Les Puritains, un opéra romantique
L'une des influences les plus significatives de la veine romantique des Puritains est tout d'abord celle de Walter Scott. Pour le public des années 1830, le titre de l'opéra de Bellini n'est pas sans rappeler le célèbre roman Old Morality (1816) de Scott, traduit en français sous le nom Les Puritains d'Écosse (1817) et I Puritani di Scozia en italien (1825). Toutefois, si le thème traité par l'opéra de Bellini reste très proche de celui du poète écossais, l'intrigue ne repose pas entièrement sur le roman de Scott puisque la pièce d'Ancelot et Saintine sur laquelle se base le livret de l'opéra est située à Plymouth pendant la dictature de Cromwell, et les noms des personnages principaux sont changés. Le choix d'un sujet historique situé dans des pays plus au Nord que l'Italie est une tendance qui émerge dans l'opéra italien chez Rossini dès La Dame du Lac (1819) et chez Bellini à partir de La Somnambule (1831), et s'inscrit dans une trajectoire réaliste comparable au genre du Grand Opéra de Paris.

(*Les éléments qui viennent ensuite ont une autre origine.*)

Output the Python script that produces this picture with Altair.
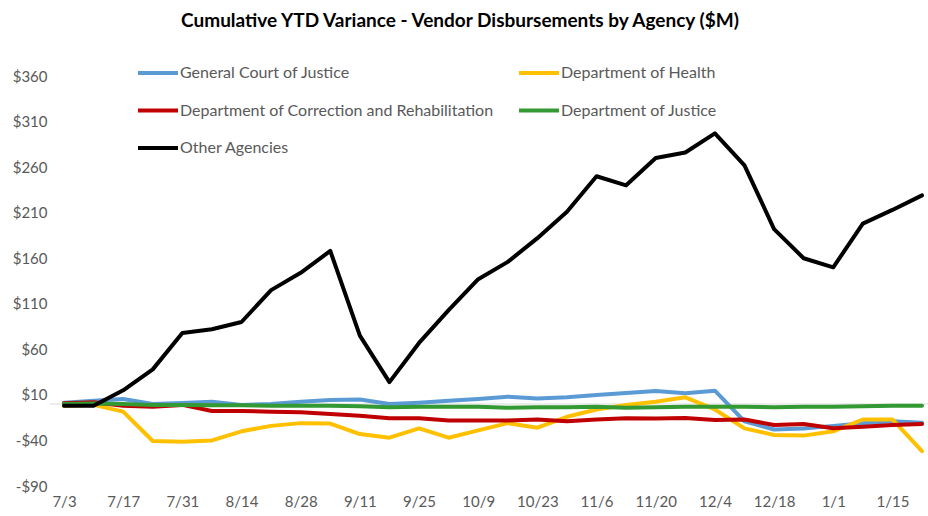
import json
import altair as alt
import pandas as pd

# ---- data ----
weeks = ["7/3", "7/10", "7/17", "7/24", "7/31", "8/7", "8/14", "8/21", "8/28", "9/4",
         "9/11", "9/18", "9/25", "10/2", "10/9", "10/16", "10/23", "10/30", "11/6", "11/13",
         "11/20", "11/27", "12/4", "12/11", "12/18", "12/25", "1/1", "1/8", "1/15", "1/22"]
tick_labels = ["7/3", "7/17", "7/31", "8/14", "8/28", "9/11", "9/25", "10/9", "10/23",
               "11/6", "11/20", "12/4", "12/18", "1/1", "1/15"]

series_names = ["General Court of Justice", "Department of Health",
                "Department of Correction and Rehabilitation", "Department of Justice",
                "Other Agencies"]
series_colors = ["#5B9BD5", "#FFC000", "#C00000", "#339933", "#000000"]

general_court = [1.5, 3.5, 5.5, 0, 1, 2.5, -1, 0, 2.5, 4.4,
                 5, 0, 1.5, 3.6, 5.5, 8, 6, 7.3, 10, 12,
                 14.3, 11.7, 14.6, -19, -28, -27, -24, -21, -19, -20.5]
health = [-2, -1, -8.4, -40.6, -41.3, -40, -30, -24, -21, -21.5,
          -33, -37, -26.7, -37, -29, -21, -26, -14, -6, -1,
          2.5, 7.3, -6, -26.7, -34, -34.7, -30, -17, -17, -51.6]
correction = [0.7, 2, -2, -3, -1, -7.7, -7.7, -8.4, -9, -11,
              -12.8, -15.7, -15.7, -18, -18, -18, -17, -19, -17, -15.7,
              -16, -15.4, -17.5, -17, -23, -22, -26.7, -25, -23, -22]
justice = [0, 0.5, 0, -1, -1, -1.5, -1.5, -2, -2, -2,
           -2.5, -3.5, -3, -3, -3, -4, -3.5, -3.5, -3, -4,
           -3.5, -3, -3, -3, -3.5, -3, -3, -2.5, -2, -2]
other = [-2, -2, 15, 38, 78, 82, 90, 125, 144, 168,
         75, 24, 67, 103, 137, 156, 182, 211, 250, 240,
         270, 276, 297, 262, 192, 160, 150, 198, 213, 229]

y_ticks = [-90, -40, 10, 60, 110, 160, 210, 260, 310, 360]

rows = []
for name, vals in zip(series_names, [general_court, health, correction, justice, other]):
    for i, (w, v) in enumerate(zip(weeks, vals)):
        rows.append({"week": w, "idx": i, "agency": name, "value": v})
df = pd.DataFrame(rows)

FONT = "Lato"
GREY = "#595959"

label_expr = json.dumps(tick_labels) + "[datum.value / 2]"

x_enc = alt.X(
    "idx:Q",
    scale=alt.Scale(domain=[-0.4732, 29.2028], nice=False, zero=False),
    axis=alt.Axis(values=list(range(0, 30, 2)), labelExpr=label_expr, title=None,
                  domain=False, ticks=False, grid=False, labelFont=FONT,
                  labelFontSize=15, labelColor=GREY, labelPadding=8),
)
y_scale = alt.Scale(domain=[-90, 360], nice=False, zero=False)

zero_line = alt.Chart(pd.DataFrame({"v": [0]})).mark_rule(
    color="#D9D9D9", strokeWidth=1
).encode(y=alt.Y("v:Q", scale=y_scale))

lines = alt.Chart(df).mark_line(
    strokeWidth=4, strokeCap="round", strokeJoin="round"
).encode(
    x=x_enc,
    y=alt.Y("value:Q", scale=y_scale,
            axis=alt.Axis(values=y_ticks, title=None, domain=False, ticks=False, grid=False,
                          labelExpr="datum.value < 0 ? '-$' + abs(datum.value) : '$' + datum.value",
                          labelFont=FONT, labelFontSize=15, labelColor=GREY, labelPadding=3)),
    color=alt.Color("agency:N",
                    scale=alt.Scale(domain=series_names, range=series_colors),
                    legend=alt.Legend(orient="none", legendX=86, legendY=-25, columns=2,
                                      direction="horizontal",
                                      title=None, symbolType="stroke", symbolSize=1600,
                                      symbolStrokeWidth=4, labelFont=FONT, labelFontSize=16,
                                      labelColor=GREY, labelOffset=0, rowPadding=7.5,
                                      columnPadding=17, labelLimit=0, padding=0)),
)

chart = alt.layer(zero_line, lines).properties(
    width=878,
    height=410,
    title=alt.TitleParams("Cumulative YTD Variance - Vendor Disbursements by Agency ($M)",
                          font=FONT, fontSize=19, fontWeight="bold", color="#000000",
                          anchor="middle", dx=-29, offset=20),
    padding={"left": 50, "top": 76, "right": 0, "bottom": 30},
    autosize=alt.AutoSizeParams(type="none"),
    background="white",
).configure_view(stroke=None)

chart.save("out.html", embed_options={"renderer": "svg", "actions": False})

Plus frappant encore est la couleur orchestrale et harmonique spécifique aux Puritains qui distingue cet ouvrage parmi tous les opéras de Bellini. Celle-ci peut s'expliquer par la destination de l'opéra pour le public français du Théâtre des Italiens, auquel son compatriote Rossini avait déjà dû s'adapter pour son dernier opéra, Guillaume Tell, créé à l'Opéra de Paris en août 1829. L'orchestration des Puritains est à la fois plus soignée dans les formules d'accompagnement des lignes vocales (arpèges des cordes et mise en avant des bois par des contrechants), mais également plus impulsive, et ce dès le premier acte, avec l'utilisation massive des cymbales et des cuivres dans le chœur ouvrant l'opéra (« All'erta ! All'erta … Quando la tromba squilla »). L'un des passages les plus dramatiques au niveau orchestral est l'ouragan introduisant le troisième acte : en effet, ce prélude installe une atmosphère sombre par sa tonalité en ré mineur, son traitement des vents sur les tremollos des cordes graves, et enfin par les trois coups répétés de la cymbale, qui peuvent être perçu comme un avertissement pour Arturo qui retourne dans sa ville. Cette scène de tempête constitue également un exemple frappant du topos de la Nature comme reflet des tourments de l'âme humaine (en particulier Elvira, dont la dégradation psychologique a été exposée à l'acte précédent) et de la menace de mort qui plane sur Arturo et sur Elvira. Ce lien entre la violence des intempéries ou le calme de la Nature avec les états psychologiques des personnages, particulièrement amplifié par la tension dramatique de ce dernier acte, s'inscrit dans l'esthétique romantique de la première moitié du XIXe siècle.